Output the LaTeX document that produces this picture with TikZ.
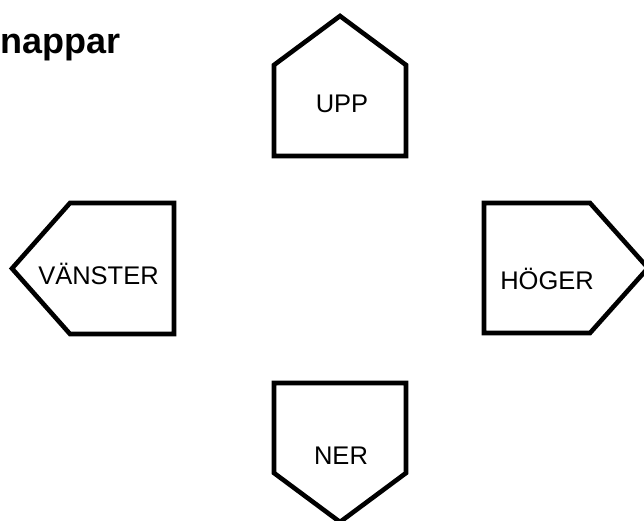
\documentclass[tikz,border=0pt]{standalone}
\usepackage{fontspec}
\setmainfont{Liberation Sans}
\begin{document}
\begin{tikzpicture}[x=1pt,y=-1pt,
  btn/.style={draw=black,line width=4.6pt,line join=miter,fill=white},
  lbl/.style={anchor=base,inner sep=0pt,font=\fontsize{25.5}{30}\selectfont},
  ttl/.style={anchor=base west,inner sep=0pt,font=\fontsize{36}{44}\selectfont\bfseries}]
\useasboundingbox (0,0) rectangle (644,521);
\clip (0,0) rectangle (644,521);
% buttons
\draw[btn] (274,156) -- (274,65) -- (340,16) -- (406,65) -- (406,156) -- cycle;
\draw[btn] (174,203) -- (70,203) -- (12,268.5) -- (70,334) -- (174,334) -- cycle;
\draw[btn] (484,203) -- (590,203) -- (648,268) -- (590,333) -- (484,333) -- cycle;
\draw[btn] (274,383) -- (406,383) -- (406,473) -- (340,522) -- (274,473) -- cycle;
% labels
\node[ttl] (title) at (0,54) {nappar};
\node[lbl] (upp) at (342,113) {UPP};
\node[lbl] (vanster) at (98.5,284) {VÄNSTER};
\node[lbl] (hoger) at (547,289) {HÖGER};
\node[lbl] (ner) at (341,464) {NER};
\end{tikzpicture}
\end{document}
####
What is being asked: Without the pictures, write out all of the material exactly.

Response to the task:
Output the LaTeX document that produces this picture with TikZ.
\documentclass[tikz,border=0pt]{standalone}
\usepackage{fontspec}
\setmainfont{Liberation Sans}
\begin{document}
\begin{tikzpicture}[x=1pt,y=-1pt,
  btn/.style={draw=black,line width=4.6pt,line join=miter,fill=white},
  lbl/.style={anchor=base,inner sep=0pt,font=\fontsize{25.5}{30}\selectfont},
  ttl/.style={anchor=base west,inner sep=0pt,font=\fontsize{36}{44}\selectfont\bfseries}]
\useasboundingbox (0,0) rectangle (644,521);
\clip (0,0) rectangle (644,521);
% buttons
\draw[btn] (274,156) -- (274,65) -- (340,16) -- (406,65) -- (406,156) -- cycle;
\draw[btn] (174,203) -- (70,203) -- (12,268.5) -- (70,334) -- (174,334) -- cycle;
\draw[btn] (484,203) -- (590,203) -- (648,268) -- (590,333) -- (484,333) -- cycle;
\draw[btn] (274,383) -- (406,383) -- (406,473) -- (340,522) -- (274,473) -- cycle;
% labels
\node[ttl] (title) at (0,54) {nappar};
\node[lbl] (upp) at (342,113) {UPP};
\node[lbl] (vanster) at (98.5,284) {VÄNSTER};
\node[lbl] (hoger) at (547,289) {HÖGER};
\node[lbl] (ner) at (341,464) {NER};
\end{tikzpicture}
\end{document}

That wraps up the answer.